Tuesday 4 December 2007

Everybody Wants Series Fiction for Younger Readers

If you are a loyal attendee of British SCBWI's Writer's Day as I am, two things about children's publishing become clear:

  1. What comes up ("Fantasy is hot at the moment" – 1990s), must go down ("My heart sinks when I see yet another Fantasy submission"- 2000s).
  2. Series fiction for younger readers is always in demand

So here are the editors who were on parade for 2007's Writers' Day panel:

I was particularly struck by what seemed like a new look Walker list – I recall Walker editorial director Gill Evans at Writer's Day 2006 talking up exciting changes to the Walker list and here it was. Among other things, Walker's Emma waved around some very nice looking new series for younger readers: Walker Stories – with three linked short stories of 600 words each for readers from six years old – and Racing Reads for seven to nine year olds – four linked stories of 2,000 words each, with the emphasis on retellings and traditional tales.

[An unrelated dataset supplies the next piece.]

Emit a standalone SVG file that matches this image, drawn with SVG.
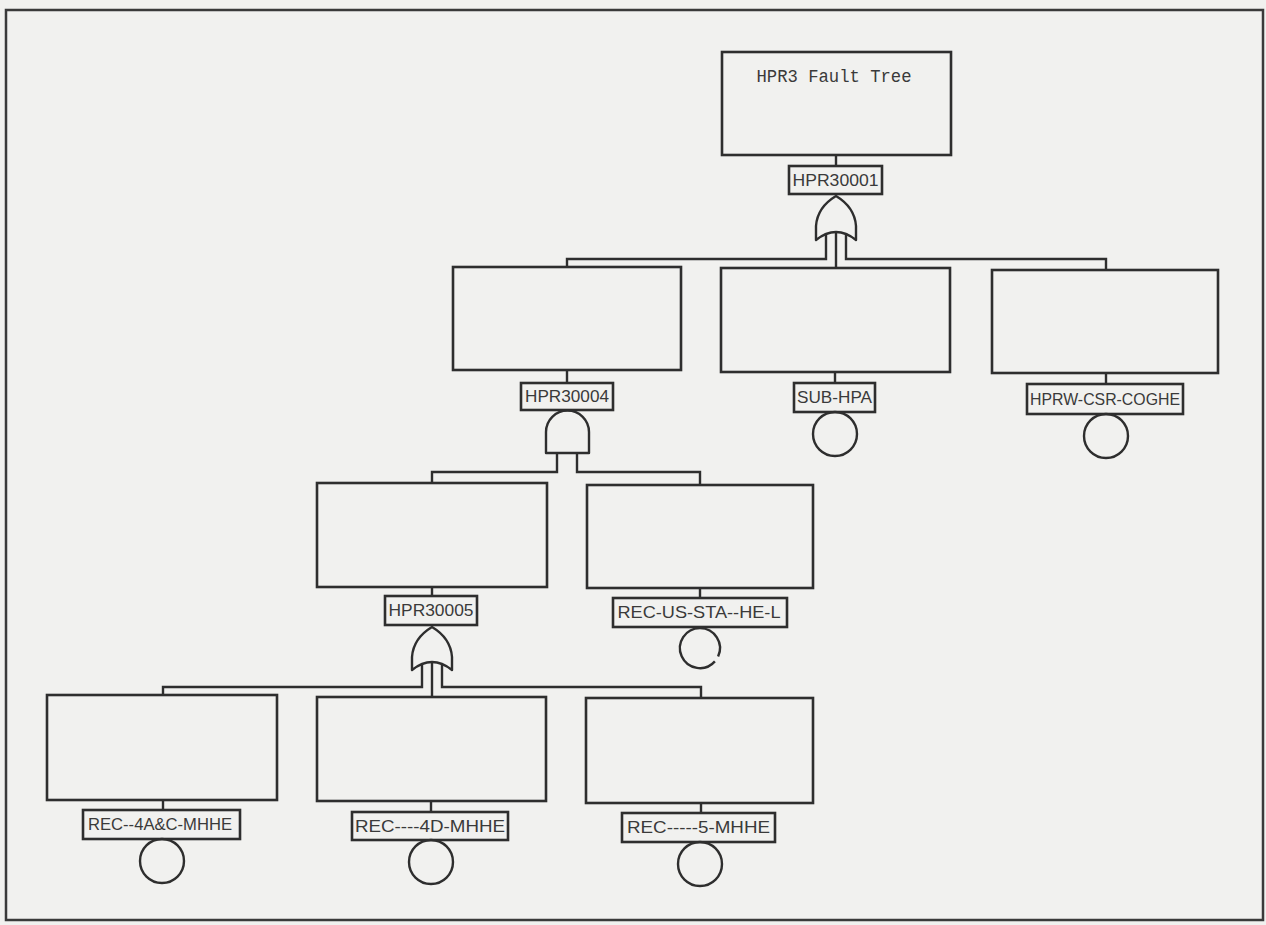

Emma told me it was harder to sell one-off chapter books for seven, eight, nine year olds though there was "a lot of scope" for mass market series (Walker's big hitters are Megan McDonald's Judy Moody and Anthony Horowitz's The Power of Five series). But take note:

We are not particularly looking for fairies, ponies, unicorns and mermaids

Having said that, the editors all declared that they were not averse to mixed genres: ie. Mermaid Detectives … Astronaut Dinosaurs …

Meanwhile, Egmont is so keen on series that they actually do the brainstorming for series ideas themselves, going to schools to "road-test" ideas and then commissioning authors on a flat-fee basis.

The writer is provided with a story bible (plot, style) … some people might say it isn't creative but one of our writer's has gone on to write a series for Walker!

The consensus seemed to be that series for seven-to-nines is a sure thing – that is, if you can come up with something that ticks the boxes – "original voice", "that reaches out and speaks to you", "linking with the curriculum – things that work in the classroom".

Luckily I had managed to catch a breakout session with Diana Kimpton, author of the popular Pony Mad Princess series, talking about how to write the darn things. Diana has very generously put some of her notes online and anyone with a hankering to try series fiction out can have a look. It might be instructive though to mention Diana's key message:

The most important part of creating a series of children's books is coming up with a terrific idea – something with instant child appeal and the possibility of loads of plots.